L’artista comincia con l’essere fedele ai propri segni, ai segni che gli si sono offerti. Annunzia all’inizio quello che avrà alla fine, nel frattempo gli stessi segni saranno diventati segni riconosciuti anche al di fuori di lui, nel mondo.
Che cosa ne sapevo a vent’anni, quando mi sono fotografato come un Don Chisciotte, o quando ho fatto l’impronta della mia mano con lo stucco, o quando col filo di ferro facevo delle sculture da indossare sul volto, perché usavo il rosso con tanta voluttà nella pittura?
Eppure tutta questa libertà senza preclusioni che in quegli anni era veramente così difficile da affermare mi ha portato in seguito a amare ancora più la pittura e la scultura proprio nel momento più imbarazzante in cui veniva decretata la loro fine, insieme alla distinzione dei generi.
Le grandi aperture del linguaggio hanno senz’altro ampliato la visione dell’arte, ma hanno mostrato anche la loro fragilità estetizzante. Per questo ho sentito il bisogno di riprendere la sfida dove era stata abbandonata.

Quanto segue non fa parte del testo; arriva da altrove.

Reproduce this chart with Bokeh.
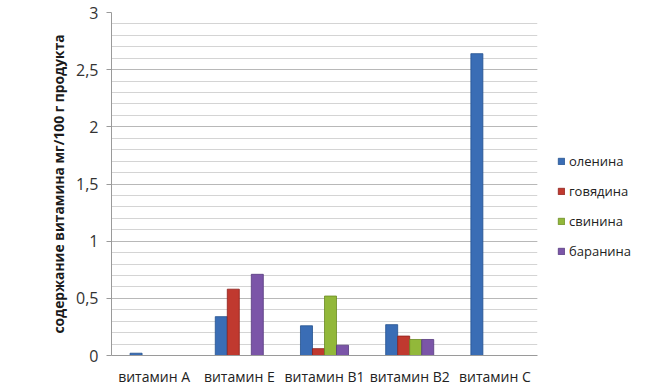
from bokeh.plotting import figure
from bokeh.models import (FactorRange, Range1d, SingleIntervalTicker, CustomJSTickFormatter,
                          Legend, LegendItem, ColumnDataSource)
from bokeh.transform import dodge
from bokeh.embed import file_html
from bokeh.resources import INLINE

categories = ["витамин A", "витамин E", "витамин B1", "витамин B2", "витамин C"]
series_names = ["оленина", "говядина", "свинина", "баранина"]
olenina = [0.02, 0.34, 0.26, 0.27, 2.64]
govyadina = [0.0, 0.58, 0.06, 0.17, 0.0]
svinina = [0.0, 0.0, 0.52, 0.14, 0.0]
baranina = [0.0, 0.71, 0.09, 0.14, 0.0]
colors = ["#3A6DB5", "#C0392F", "#92B83A", "#7B55A8"]
edge_colors = ["#23508F", "#8E1F1A", "#6A8A22", "#563A7E"]

src = ColumnDataSource(dict(cat=categories, s0=olenina, s1=govyadina, s2=svinina, s3=baranina))

FONT = "Open Sans"
p = figure(x_range=FactorRange(*categories), y_range=Range1d(0, 3),
           frame_width=426, frame_height=343,
           min_border_left=111, min_border_top=12, min_border_right=116, min_border_bottom=24,
           output_backend="svg", toolbar_location=None)
p.outline_line_color = None
p.background_fill_color = "white"

w = 0.141
offsets = [-1.5 * w, -0.5 * w, 0.5 * w, 1.5 * w]
renderers = []
for i, key in enumerate(["s0", "s1", "s2", "s3"]):
    r = p.vbar(x=dodge("cat", offsets[i], range=p.x_range), top=key, width=w, source=src,
               fill_color=colors[i], line_color=edge_colors[i], line_width=0.8)
    renderers.append(r)

# y axis
p.yaxis.ticker = SingleIntervalTicker(interval=0.5, num_minor_ticks=5)
p.yaxis.formatter = CustomJSTickFormatter(code="return tick.toString().replace('.', ',');")
p.yaxis.axis_label = "содержание витамина мг/100 г продукта"
p.yaxis.axis_label_text_font = FONT
p.yaxis.axis_label_text_font_style = "bold"
p.yaxis.axis_label_text_font_size = "13.8px"
p.yaxis.axis_label_text_color = "#1a1a1a"
p.yaxis.axis_label_standoff = 5
p.yaxis.major_label_text_font = FONT
p.yaxis.major_label_text_font_size = "16px"
p.yaxis.major_label_text_color = "#333333"
p.yaxis.major_label_standoff = 8
p.yaxis.axis_line_color = "#9a9a9a"
p.yaxis.major_tick_line_color = "#9a9a9a"
p.yaxis.major_tick_out = 5
p.yaxis.major_tick_in = 0
p.yaxis.minor_tick_line_color = None

p.xaxis.major_label_text_font = FONT
p.xaxis.major_label_text_font_size = "14px"
p.xaxis.major_label_text_color = "#222222"
p.xaxis.major_label_standoff = 5
p.xaxis.axis_line_color = "#9a9a9a"
p.xaxis.major_tick_line_color = None
p.xaxis.minor_tick_line_color = None

p.xgrid.grid_line_color = None
p.ygrid.grid_line_color = "#b8b8b8"
p.ygrid.grid_line_width = 1
p.ygrid.minor_grid_line_color = "#d4d4d4"
p.ygrid.minor_grid_line_width = 1

legend = Legend(items=[LegendItem(label=series_names[i], renderers=[renderers[i]]) for i in range(4)],
                location=(20, 94), orientation="vertical")
legend.label_text_font = FONT
legend.label_text_font_size = "13px"
legend.label_text_color = "#222222"
legend.glyph_width = 8
legend.glyph_height = 8
legend.label_height = 20
legend.spacing = 10
legend.label_standoff = 4
legend.border_line_color = None
legend.background_fill_alpha = 0
legend.padding = 0
legend.margin = 0
p.add_layout(legend, "right")

open("out.html", "w").write(file_html(p, INLINE))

Salvare la forma nel momento in cui può scadere nella convenzione e nello scontato. Salvarla quando è in bilico, un attimo prima che decada, prima che tutto riappaia senza significato.
Anche per questo le mie figure sembrano pensate nelle posizioni più inconsuete, come apparizioni effimere ma che in realtà intendono essere punti di riferimento di una sensibilità nuova che ci avverte delle mutate condizioni del nostro paesaggio esistenziale e anche di un modo più appropriato di sentirsi nell’universo, senza più né alto né basso.
Il mio mandorlo era seccato ma dal piede è rispuntato pieno di vita pronto per qualsiasi tipo di nuovo innesto. Penso che quando ci veniamo a trovare sull’ultimo ramo non dobbiamo scordarci da dove arriva la linfa.
Ultimo minuto! Dopo Firenze finalmente Prato nella casa d’arte di Armanda Gori con sculture disegni e pitture, in una veduta di interno, come queste mie pagine.